LEWISTON — Soupy weather makes for dangerous hot air balloon flying. That much is clear.

The Great Falls Balloon Festival canceled its third planned launch Saturday morning, and then, later in the day, its fourth.

According to Freedom Flyer pilot Mark Fritze of Tallahassee, Florida, the overcast conditions came with a host of hazards, leading to the cancellation of the launch. 

“So much goes into it. Some people don’t quite understand how sensitive they (balloons) are,” said Fritze. 

On a normal launch, an inflator fan pushes cold air into laid out, flat fabric. As the balloon inflates, the fan throws literal flames into the fabric, and the hot air rises. The balloon expands into shape like a gigantic beach ball. 

“It’s amazingly simple and simply amazing,” said Fritze. 

Generally, Fritze said, flying isn’t dangerous unless the balloon is caught in cross winds. During inclement weather, the real danger is landing. A sudden gust of wind could take hold of the balloon and lead to disaster. 

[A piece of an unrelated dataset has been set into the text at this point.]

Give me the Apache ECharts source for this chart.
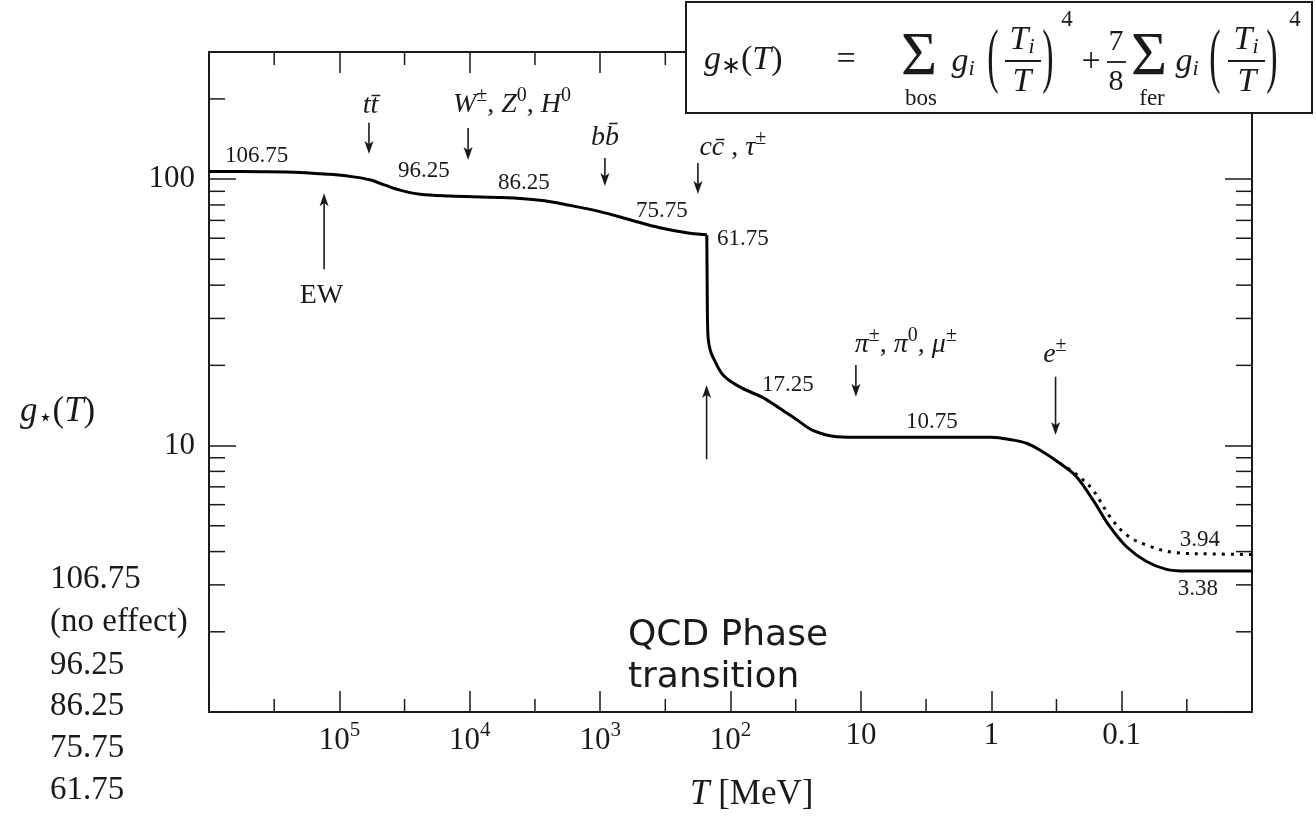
<!DOCTYPE html>
<html>
<head>
<meta charset="utf-8">
<title>g*(T)</title>
<script src="https://cdn.jsdelivr.net/npm/echarts@6/dist/echarts.min.js"></script>
<style>
  html, body { margin: 0; padding: 0; background: #fff; }
  #chart { width: 1316px; height: 818px; }
</style>
</head>
<body>
<div id="chart"></div>
<script>
// g*(T), T in MeV (solid curve)
const tempMeV = [1e6, 4e5, 2e5, 1.18e5, 8.3e4, 5.83e4, 4.47e4, 3.43e4, 2.41e4, 1.42e4,
  5870, 2895, 1705, 1004, 591, 348, 205, 154, 152, 151,
  150, 148, 143, 136.5, 114, 85, 56, 42, 31, 23.4,
  15.3, 9.7, 3, 1.0, 0.683, 0.536, 0.424, 0.298, 0.222, 0.166,
  0.123, 0.0917, 0.0644, 0.0453, 0.0318, 0.01];
const gStar = [106.75, 106.6, 106.0, 104.2, 102.4, 99.4, 94.9, 90.9, 87.7, 86.4,
  85.3, 83.3, 79.7, 75.5, 70.4, 65.7, 62.6, 61.8, 61.7, 40,
  29, 25, 22.8, 21.5, 18.4, 16.6, 15.1, 13.8, 12.5, 11.4,
  10.8, 10.75, 10.75, 10.75, 10.49, 10.2, 9.62, 8.58, 7.64, 6.25,
  4.96, 4.17, 3.67, 3.43, 3.38, 3.38];
const QCD_INDEX = 18; // the curve breaks here (T ~ 150 MeV)

// dotted branch below the e+- step
const tempLow = [0.298, 0.222, 0.166, 0.123, 0.0917, 0.0644, 0.0379, 0.02, 0.01];
const gStarLow = [8.58, 7.8, 6.81, 5.41, 4.62, 4.23, 3.96, 3.92, 3.9];

// axis ranges and minor ticks
const T_MIN = 0.01, T_MAX = 1e6;
const G_MIN = 1, G_MAX = 300;
const xMinorTicks = [316228, 31623, 3162.3, 316.23, 31.623, 3.1623, 0.31623, 0.031623];
const yMinorTicks = [2, 3, 4, 5, 6, 7, 8, 9, 20, 30, 40, 50, 60, 70, 80, 90, 200];

// text notes, anchored at (T, g)
const noteText = ['{num|106.75}', '{num|96.25}', '{num|86.25}', '{num|75.75}', '{num|61.75}',
  '{num|17.25}', '{num|10.75}', '{num|3.94}', '{num|3.38}',
  '{m|tt\u0304}', '{m|W}{sp|\u00b1}{r|, }{m|Z}{sp|0}{r|, }{m|H}{sp|0}', '{m|bb\u0304}',
  '{m|cc\u0304}{r| , }{m|\u03c4}{sp|\u00b1}', '{r|EW}',
  '{m|\u03c0}{sp|\u00b1}{r|, }{m|\u03c0}{sp|0}{r|, }{m|\u03bc}{sp|\u00b1}', '{m|e}{sp|\u00b1}',
  '{q|QCD Phase}', '{q|transition}'];
const noteT = [4.32e5, 2.245e4, 3841, 335.8, 80.3, 36.3, 2.855, 0.02514, 0.02604,
  5.775e4, 4747, 919, 95.9, 1.372e5, 4.518, 0.3252, 612, 612];
const noteG = [122.1, 107.3, 96.7, 75.9, 59.8, 16.9, 12.26, 4.42, 2.894,
  188.1, 189.8, 142.7, 130.9, 36.4, 23.85, 21.88, 1.929, 1.342];

// arrows: T, g at tail, g at head
const arrowT = [1.31e5, 5.93e4, 1.03e4, 919, 177.8, 152.5, 10.92, 0.3212];
const arrowFrom = [45.9, 162.8, 155.6, 120.0, 114.9, 8.88, 20.06, 18.13];
const arrowTo = [88.5, 124.3, 118.0, 94.2, 87.9, 16.88, 15.26, 10.95];

const INK = '#1a1a1a';
const SERIF = 'Liberation Serif';

const noteRich = {
  num: { fontSize: 23, fontFamily: SERIF, fill: INK },
  m: { fontSize: 28, fontFamily: SERIF, fontStyle: 'italic', fill: INK },
  r: { fontSize: 28, fontFamily: SERIF, fill: INK },
  sp: { fontSize: 20, fontFamily: SERIF, fill: INK, padding: [0, 0, 18, 0] },
  q: { fontSize: 36, fontFamily: 'DejaVu Sans', fill: INK }
};

function renderNote(params, api) {
  const p = api.coord([api.value(0), api.value(1)]);
  const left = noteText[params.dataIndex].indexOf('{q|') === 0;
  return {
    type: 'text', x: p[0], y: p[1], silent: true,
    style: {
      text: noteText[params.dataIndex], rich: noteRich, fill: INK,
      align: left ? 'left' : 'center', verticalAlign: 'middle',
      textAlign: left ? 'left' : 'center', textVerticalAlign: 'middle'
    }
  };
}

function renderArrow(params, api) {
  const a = api.coord([api.value(0), api.value(1)]);
  const b = api.coord([api.value(0), api.value(2)]);
  const dir = b[1] > a[1] ? 1 : -1;
  const len = 13, half = 4.5;
  return {
    type: 'group', silent: true,
    children: [
      { type: 'line', shape: { x1: a[0], y1: a[1], x2: b[0], y2: b[1] - dir * len * 0.7 },
        style: { stroke: INK, lineWidth: 1.6 } },
      { type: 'polygon', shape: { points: [[b[0], b[1]], [b[0] - half, b[1] - dir * len],
          [b[0], b[1] - dir * len * 0.75], [b[0] + half, b[1] - dir * len]] },
        style: { fill: INK } }
    ]
  };
}

function renderYMinor(params, api) {
  const v = api.value(1);
  const l = api.coord([T_MAX, v]);
  const r = api.coord([T_MIN, v]);
  return {
    type: 'group', silent: true,
    children: [
      { type: 'line', shape: { x1: l[0], y1: l[1], x2: l[0] + 16, y2: l[1] }, style: { stroke: INK, lineWidth: 1.5 } },
      { type: 'line', shape: { x1: r[0] - 16, y1: r[1], x2: r[0], y2: r[1] }, style: { stroke: INK, lineWidth: 1.5 } }
    ]
  };
}

function renderXMinor(params, api) {
  const v = api.value(0);
  const b = api.coord([v, G_MIN]);
  const t = api.coord([v, G_MAX]);
  return {
    type: 'group', silent: true,
    children: [
      { type: 'line', shape: { x1: b[0], y1: b[1], x2: b[0], y2: b[1] - 13 }, style: { stroke: INK, lineWidth: 1.5 } },
      { type: 'line', shape: { x1: t[0], y1: t[1], x2: t[0], y2: t[1] + 13 }, style: { stroke: INK, lineWidth: 1.5 } }
    ]
  };
}

function xLabel(v) {
  const e = Math.round(Math.log10(v));
  if (e >= 6 || e <= -2) return '';
  if (e >= 2) return '{n|10}{s|' + e + '}';
  return '{n|' + (e === 1 ? '10' : e === 0 ? '1' : '0.1') + '}';
}

function yLabel(v) {
  const lg = Math.log10(v);
  const e = Math.round(lg);
  if (Math.abs(lg - e) > 1e-6 || e < 1) return '';
  return '{n|' + Math.pow(10, e) + '}';
}

const labelRich = {
  n: { fontSize: 31, fontFamily: SERIF, color: INK },
  s: { fontSize: 21, fontFamily: SERIF, color: INK, padding: [0, 0, 20, 0] }
};

function xAxisCfg(pos) {
  return {
    type: 'log', logBase: 10, min: T_MIN, max: T_MAX, inverse: true, position: pos,
    splitNumber: 8,
    axisLine: { show: true, lineStyle: { color: INK, width: 2 } },
    axisTick: { show: true, inside: true, length: 21, lineStyle: { color: INK, width: 1.5 } },
    axisLabel: { show: pos === 'bottom', interval: 0, margin: 8, formatter: xLabel, rich: labelRich },
    splitLine: { show: false }
  };
}

function yAxisCfg(pos) {
  return {
    type: 'log', logBase: 10, min: G_MIN, max: G_MAX, position: pos,
    splitNumber: 3,
    axisLine: { show: true, lineStyle: { color: INK, width: 2 } },
    axisTick: { show: true, inside: true, length: 27, lineStyle: { color: INK, width: 1.5 } },
    axisLabel: { show: pos === 'left', interval: 0, margin: 14, formatter: yLabel, rich: labelRich },
    splitLine: { show: false }
  };
}

// formula box and outside texts
const fRich = {
  m: { fontSize: 34, fontFamily: SERIF, fontStyle: 'italic', fill: INK },
  r: { fontSize: 34, fontFamily: SERIF, fill: INK },
  sb: { fontSize: 22, fontFamily: SERIF, fontStyle: 'italic', fill: INK, padding: [14, 0, 0, 0] },
  sbr: { fontSize: 24, fontFamily: SERIF, fill: INK, padding: [14, 0, 0, 0] },
  small: { fontSize: 23, fontFamily: SERIF, fill: INK },
  big: { fontSize: 62, fontFamily: SERIF, fill: INK },
  f: { fontSize: 30, fontFamily: SERIF, fill: INK },
  p: { fontSize: 23, fontFamily: SERIF, fill: INK },
  lc: { fontSize: 33, fontFamily: SERIF, fill: INK },
  an: { fontSize: 35, fontFamily: SERIF, fill: INK },
  ai: { fontSize: 35, fontFamily: SERIF, fontStyle: 'italic', fill: INK }
};

function ft(x, y, text, align, extra) {
  return Object.assign({
    type: 'text', x: x, y: y, z: 101, silent: true,
    style: { text: text, rich: fRich, fill: INK, align: align || 'center', verticalAlign: 'middle',
      textAlign: align || 'center', textVerticalAlign: 'middle' }
  }, extra || {});
}

function fbar(x1, x2, y) {
  return { type: 'line', z: 101, silent: true, shape: { x1: x1, y1: y, x2: x2, y2: y },
    style: { stroke: INK, lineWidth: 1.8 } };
}

const PAREN = { scaleY: 2.1 };

const graphics = [
  { type: 'rect', z: 100, silent: true, shape: { x: 686, y: 2, width: 626, height: 111 },
    style: { fill: '#fff', stroke: INK, lineWidth: 2 } },
  ft(704, 60, '{m|g}{sbr|\u2217}{r|(}{m|T}{r|)}', 'left'),
  ft(846, 60, '{r|=}'),
  ft(919, 58, '{big|\u03a3}'),
  ft(921, 99, '{small|bos}'),
  ft(963, 62, '{m|g}{sb|i}'),
  ft(993, 60, '{r|(}', 'center', PAREN),
  ft(1022, 40, '{m|T}{sb|i}'),
  fbar(1005, 1041, 61),
  ft(1022, 82, '{m|T}'),
  ft(1048, 60, '{r|)}', 'center', PAREN),
  ft(1067, 20, '{p|4}'),
  ft(1091, 62, '{r|+}'),
  ft(1116, 42, '{f|7}'),
  fbar(1107, 1126, 62),
  ft(1116, 82, '{f|8}'),
  ft(1149, 58, '{big|\u03a3}'),
  ft(1152, 99, '{small|fer}'),
  ft(1187, 62, '{m|g}{sb|i}'),
  ft(1215, 60, '{r|(}', 'center', PAREN),
  ft(1246, 40, '{m|T}{sb|i}'),
  fbar(1228, 1265, 61),
  ft(1247, 82, '{m|T}'),
  ft(1272, 60, '{r|)}', 'center', PAREN),
  ft(1295, 20, '{p|4}'),
  // axis names
  ft(20, 412, '{ai|g}{sbr|\u22c6}{an|(}{ai|T}{an|)}', 'left'),
  ft(690, 795, '{ai|T}{an| [MeV]}', 'left'),
  // stray column on the left
  ft(50, 579, '{lc|106.75}', 'left'),
  ft(50, 622, '{lc|(no effect)}', 'left'),
  ft(50, 665, '{lc|96.25}', 'left'),
  ft(50, 706, '{lc|86.25}', 'left'),
  ft(50, 748, '{lc|75.75}', 'left'),
  ft(50, 790, '{lc|61.75}', 'left')
];

const solidStyle = { color: '#000', width: 3 };
const pairs = tempMeV.map((t, i) => [t, gStar[i]]);

const chart = echarts.init(document.getElementById('chart'));
chart.setOption({
  animation: false,
  backgroundColor: '#fff',
  grid: { left: 209, right: 64, top: 52, bottom: 106 },
  xAxis: [xAxisCfg('bottom'), xAxisCfg('top')],
  yAxis: [yAxisCfg('left'), yAxisCfg('right')],
  graphic: { elements: graphics },
  series: [
    {
      name: 'g* above QCD', type: 'line', xAxisIndex: 0, yAxisIndex: 0,
      data: pairs.slice(0, QCD_INDEX + 1),
      showSymbol: false, smooth: 0.35,
      lineStyle: solidStyle, z: 5
    },
    {
      name: 'g* below QCD', type: 'line', xAxisIndex: 0, yAxisIndex: 0,
      data: pairs.slice(QCD_INDEX),
      showSymbol: false, smooth: 0.35,
      lineStyle: solidStyle, z: 5
    },
    {
      name: 'g* (alt)', type: 'line', xAxisIndex: 0, yAxisIndex: 0,
      data: tempLow.map((t, i) => [t, gStarLow[i]]),
      showSymbol: false, smooth: 0.35,
      lineStyle: { color: '#000', width: 3, type: [3, 6], cap: 'butt' }, z: 4
    },
    {
      type: 'custom', xAxisIndex: 0, yAxisIndex: 0, silent: true,
      data: yMinorTicks.map(v => [T_MAX, v]), renderItem: renderYMinor
    },
    {
      type: 'custom', xAxisIndex: 0, yAxisIndex: 0, silent: true,
      data: xMinorTicks.map(v => [v, G_MIN]), renderItem: renderXMinor
    },
    {
      type: 'custom', xAxisIndex: 0, yAxisIndex: 0, silent: true,
      data: arrowT.map((t, i) => [t, arrowFrom[i], arrowTo[i]]), renderItem: renderArrow
    },
    {
      type: 'custom', xAxisIndex: 0, yAxisIndex: 0, silent: true,
      data: noteT.map((t, i) => [t, noteG[i]]), renderItem: renderNote
    }
  ]
});
</script>
</body>
</html>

 “It’s a big, gigantic sail on a little tiny boat. The sail’s gonna win,” said Fritze. 

Hot air balloons are restricted to visual flight rule conditions. Balloon pilots need 1,000 feet of visibility above the closest object. Due to the low cloud cover, Saturday morning conditions were instrument flight rule, which means only advanced aircraft with navigational capabilities are allowed to fly. 

“If we get up into that and there’s another aircraft in the air, they (planes) are not going to see us. And that’s a recipe for disaster,” said Fritze. 

Rain can also damage the fabric of the balloon. Fritze decided not to chance damaging his balloon called the “Freedom Flyer,” adorned with 13 stars — representing the 13 original colonies — over a print of the preamble of the United States Constitution. 

Fritze had hoped conditions Saturday night would be clear enough for the scheduled 6 p.m. launch. It was not meant to be, however.

“We’re going to watch that weather… I didn’t drive all this way to stand on the ground,” he said.